• Exercise objective:
Repeat the records below exactly, from the first line through the line containing "banda_babar = (0.994, 1.004)", and leave out any pictures.

• Provided material:
|---|
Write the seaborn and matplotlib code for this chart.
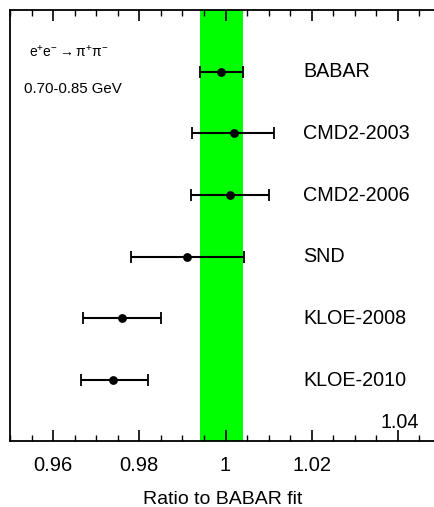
import matplotlib
matplotlib.use("Agg")
import matplotlib.pyplot as plt
import seaborn as sns
import pandas as pd
from matplotlib.ticker import MultipleLocator

# datos
experimentos = ["BABAR", "CMD2-2003", "CMD2-2006", "SND", "KLOE-2008", "KLOE-2010"]
ratio = [0.999, 1.002, 1.001, 0.991, 0.976, 0.974]
err_bajo = [0.005, 0.0097, 0.009, 0.0130, 0.009, 0.0075]
err_alto = [0.005, 0.0092, 0.009, 0.0132, 0.009, 0.008]
banda_babar = (0.994, 1.004)

sns.set_style("ticks")
plt.rcParams["font.family"] = ["Liberation Sans", "DejaVu Sans"]
plt.rcParams.update({"text.color": "black", "axes.edgecolor": "black",
                     "xtick.color": "black", "axes.labelcolor": "black",
                     "mathtext.fontset": "custom", "mathtext.rm": "Liberation Sans",
                     "mathtext.it": "Liberation Sans"})

df = pd.DataFrame({"exp": experimentos, "ratio": ratio, "pos": range(len(experimentos))})

fig = plt.figure(figsize=(4.35, 5.07), dpi=100)
ax = fig.add_axes([0.023, 0.130, 0.977, 0.850])

ax.axvspan(*banda_babar, color="#00ff00", lw=0, zorder=0)
ax.errorbar(df["ratio"], df["pos"], xerr=[err_bajo, err_alto], fmt="none",
            ecolor="black", elinewidth=1.5, capsize=4, capthick=1.3, zorder=2)
sns.scatterplot(data=df, x="ratio", y="pos", ax=ax, color="black", s=40,
                edgecolor="black", linewidth=0, zorder=3, legend=False)

for i, nombre in enumerate(experimentos):
    ax.text(1.018, i, nombre, fontsize=14.2, va="center", ha="left")

ax.text(0.9545, -0.33, r"e$^{+}$e$^{-}$$\rightarrow$$\pi^{+}\pi^{-}$", fontsize=10, va="center")
ax.text(0.9532, 0.28, "0.70-0.85 GeV", fontsize=10.8, va="center")
ax.text(1.0405, 5.85, "1.04", fontsize=14.2, ha="center", va="bottom")

ax.set_xlim(0.95, 1.0486)
ax.set_ylim(5.99, -1.0)
ax.xaxis.set_minor_locator(MultipleLocator(0.005))
ax.set_xticks([0.96, 0.98, 1.0, 1.02, 1.04])
ax.set_xticklabels(["0.96", "0.98", "1", "1.02", ""])
ax.tick_params(axis="x", which="major", direction="in", length=8, width=1.2,
               top=True, labelsize=14.5, pad=11)
ax.tick_params(axis="x", which="minor", direction="in", length=4, width=1.0, top=True)
ax.set_yticks([])
ax.set_xlabel("Ratio to BABAR fit", fontsize=14, labelpad=11)
ax.set_ylabel("")
for lado in ["left", "top", "bottom"]:
    ax.spines[lado].set_linewidth(1.3)
ax.spines["right"].set_visible(False)

fig.savefig("out.png", dpi=100)
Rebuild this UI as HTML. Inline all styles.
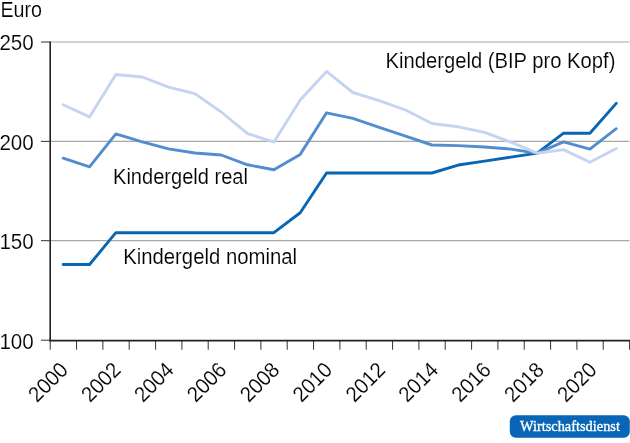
|---|
• Result of the task:
Write the seaborn and matplotlib code for this chart.
import matplotlib
matplotlib.use("Agg")
import matplotlib.pyplot as plt
import seaborn as sns
import pandas as pd
from matplotlib.ticker import MultipleLocator

# datos
experimentos = ["BABAR", "CMD2-2003", "CMD2-2006", "SND", "KLOE-2008", "KLOE-2010"]
ratio = [0.999, 1.002, 1.001, 0.991, 0.976, 0.974]
err_bajo = [0.005, 0.0097, 0.009, 0.0130, 0.009, 0.0075]
err_alto = [0.005, 0.0092, 0.009, 0.0132, 0.009, 0.008]
banda_babar = (0.994, 1.004)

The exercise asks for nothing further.